The Brassica species, related to Arabidopsis thaliana, include an important group of crops and represent an excellent system for studying the evolutionary consequences of polyploidy. Previous studies have led to a proposed structure for an ancestral karyotype and models for the evolution of the B. rapa genome by triplication and segmental rearrangement, but these have not been validated at the sequence level.
We developed computational tools to analyse the public collection of B. rapa BAC end sequence, in order to identify candidates for representing collinearity discontinuities between the genomes of B. rapa and A. thaliana. For each putative discontinuity, one of the BACs was sequenced and analysed for collinearity with the genome of A. thaliana. Additional BAC clones were identified and sequenced as part of ongoing efforts to sequence four chromosomes of B. rapa. Strikingly few of the 19 inter-chromosomal rearrangements corresponded to the set of collinearity discontinuities anticipated on the basis of previous studies. Our analyses revealed numerous instances of newly detected collinearity blocks. For B. rapa linkage group A8, we were able to develop a model for the derivation of the chromosome from the ancestral karyotype. We were also able to identify a rearrangement event in the ancestor of B. rapa that was not shared with the ancestor of A. thaliana, and is represented in triplicate in the B. rapa genome.

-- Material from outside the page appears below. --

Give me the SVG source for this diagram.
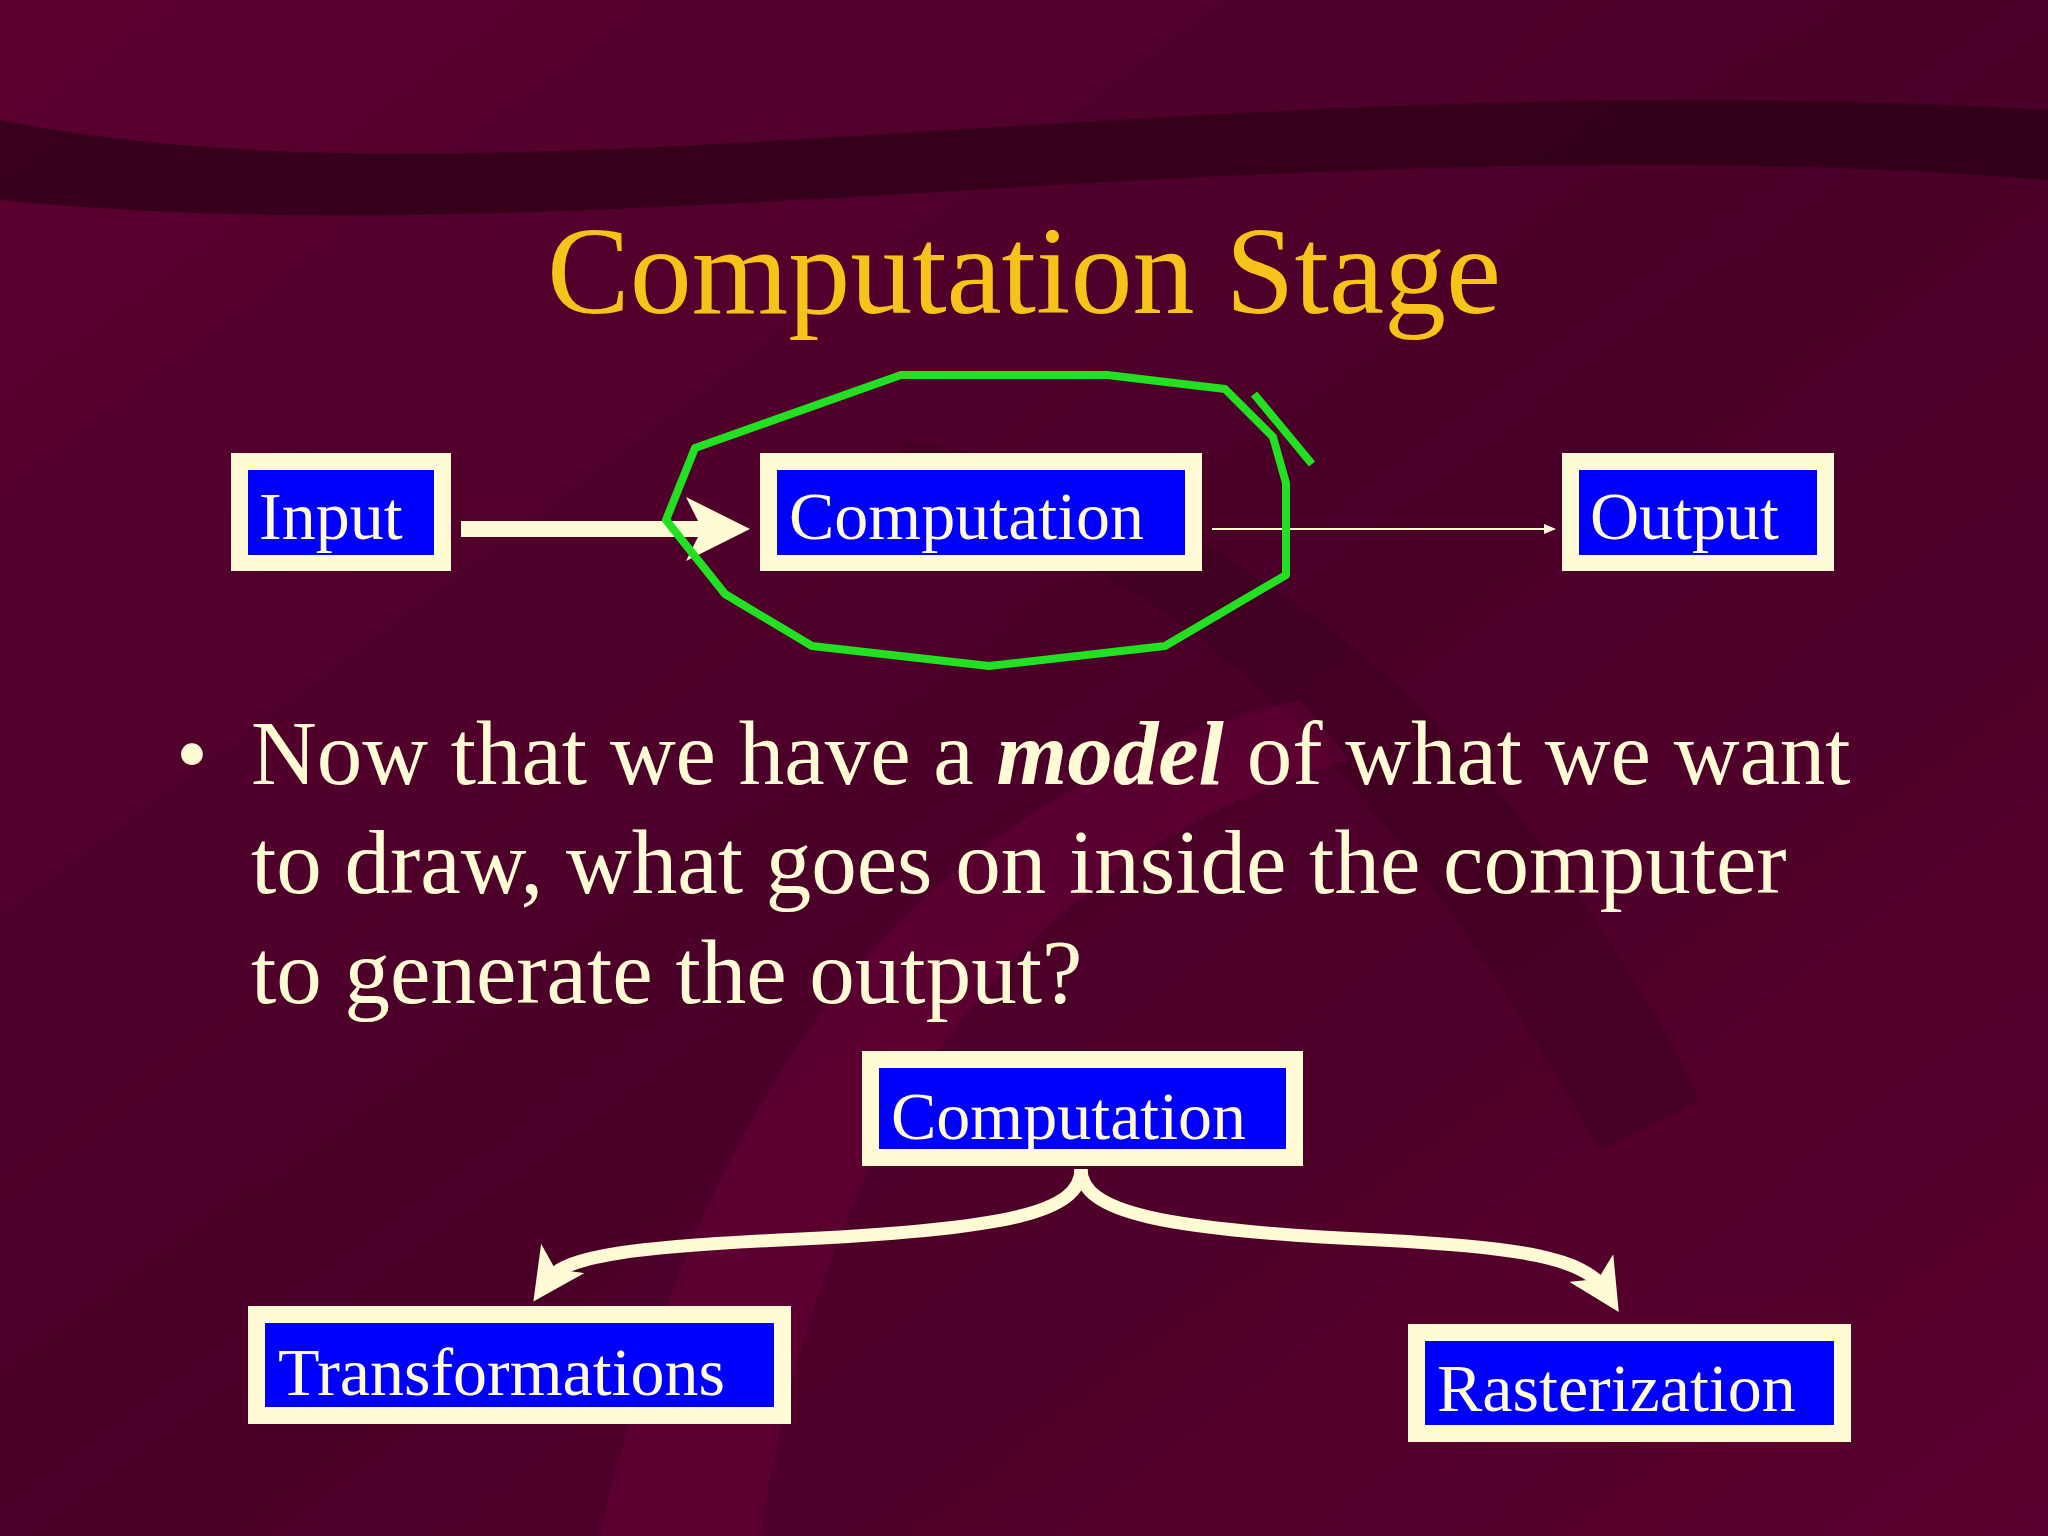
<svg xmlns="http://www.w3.org/2000/svg" width="2048" height="1536" viewBox="0 0 2048 1536">
<defs>
<linearGradient id="bg" x1="0" y1="0" x2="1" y2="1">
<stop offset="0" stop-color="#5c0030"/><stop offset="0.5" stop-color="#4a0028"/><stop offset="1" stop-color="#5a002e"/>
</linearGradient>
<marker id="hw" markerWidth="4" markerHeight="4" refX="2" refY="2" orient="auto" markerUnits="strokeWidth"><path d="M0,0 L4,2 L0,4 L1,2 Z" fill="#fffbd5"/></marker>
<marker id="ht" markerWidth="12" markerHeight="10" refX="10" refY="5" orient="auto" markerUnits="userSpaceOnUse"><path d="M0,0 L12,5 L0,10 Z" fill="#fffbd5"/></marker>
</defs>
<style>
.ob{fill:#fffbd5}.ib{fill:#0000ff}
.lb{font-family:"Liberation Serif",serif;font-size:68px;fill:#fffbd5}
.bt{font-family:"Liberation Serif",serif;font-size:91px;fill:#fffbd5}
.cn{fill:none;stroke:#fffbd5}
</style>
<rect width="2048" height="1536" fill="url(#bg)"/>
<path d="M0,120 C500,220 1200,60 2048,110 L2048,180 C1300,120 600,260 0,200 Z" fill="#2a0014" opacity="0.7"/>
<path d="M900,440 C1200,480 1500,700 1700,1100 L1600,1150 C1400,800 1200,560 900,500 Z" fill="#3a001c" opacity="0.5"/>
<path d="M600,1536 C700,1100 900,800 1300,700 L1350,760 C1000,860 820,1150 760,1536 Z" fill="#6a0038" opacity="0.5"/>
<text x="1024" y="313" text-anchor="middle" font-family="Liberation Serif,serif" font-size="124" fill="#f7c21a">Computation Stage</text>
<g id="input"><rect class="ob" x="231" y="453" width="220" height="118"/><rect class="ib" x="248" y="470" width="186" height="85"/><text class="lb" x="259" y="539">Input</text></g>
<g id="computation"><rect class="ob" x="760" y="453" width="442" height="118"/><rect class="ib" x="777" y="470" width="408" height="85"/><text class="lb" x="789" y="539">Computation</text></g>
<g id="output"><rect class="ob" x="1562" y="453" width="272" height="118"/><rect class="ib" x="1579" y="470" width="238" height="85"/><text class="lb" x="1590" y="539">Output</text></g>
<g id="computation2"><rect class="ob" x="862" y="1051" width="441" height="115"/><rect class="ib" x="879" y="1068" width="407" height="81"/><text class="lb" x="891" y="1139">Computation</text></g>
<g id="transformations"><rect class="ob" x="248" y="1306" width="543" height="118"/><rect class="ib" x="265" y="1323" width="509" height="84"/><text class="lb" x="278" y="1395">Transformations</text></g>
<g id="rasterization"><rect class="ob" x="1408" y="1324" width="443" height="118"/><rect class="ib" x="1425" y="1341" width="409" height="84"/><text class="lb" x="1437" y="1411">Rasterization</text></g>
<g id="connectors">
<line class="cn" x1="461" y1="529" x2="718" y2="529" stroke-width="16" marker-end="url(#hw)"/>
<line class="cn" x1="1212" y1="529" x2="1554" y2="529" stroke-width="2" marker-end="url(#ht)"/>
<path class="cn" stroke-width="13" d="M1081,1169 C1081,1212 1010,1230 780,1240 C640,1247 565,1255 548,1280" marker-end="url(#hw)"/>
<path class="cn" stroke-width="13" d="M1081,1169 C1081,1212 1160,1230 1380,1240 C1520,1247 1585,1258 1605,1290" marker-end="url(#hw)"/>
</g>
<g id="highlight" fill="none" stroke="#22e022" stroke-width="8" stroke-linejoin="round">
<polygon points="901,375 1107,375 1225,389 1273,437 1286,483 1286,575 1165,646 989,666 812,646 725,594 666,520 695,448"/>
<line x1="1254" y1="394" x2="1312" y2="464"/>
</g>
<g id="bullet">
<text class="bt" x="176" y="784">•</text>
<text class="bt" x="251" y="784">Now that we have a <tspan font-weight="bold" font-style="italic">model</tspan> of what we want</text>
<text class="bt" x="251" y="893">to draw, what goes on inside the computer</text>
<text class="bt" x="251" y="1003">to generate the output?</text>
</g>
</svg>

In addition to inter-chromosomal rearrangements, we identified and analysed 32 BACs containing the end points of segmental inversion events.
Our results show that previous studies of segmental collinearity between the A. thaliana, Brassica and ancestral karyotype genomes, although very useful, represent over-simplifications of their true relationships. The presence of numerous cryptic collinear genome segments and the frequent occurrence of segmental inversions mean that inference of the positions of genes in B. rapa based on the locations of orthologues in A. thaliana can be misleading. Our results will be of relevance to a wide range of plants that have polyploid genomes, many of which are being considered according to a paradigm of comprising conserved synteny blocks with respect to sequenced, related genomes.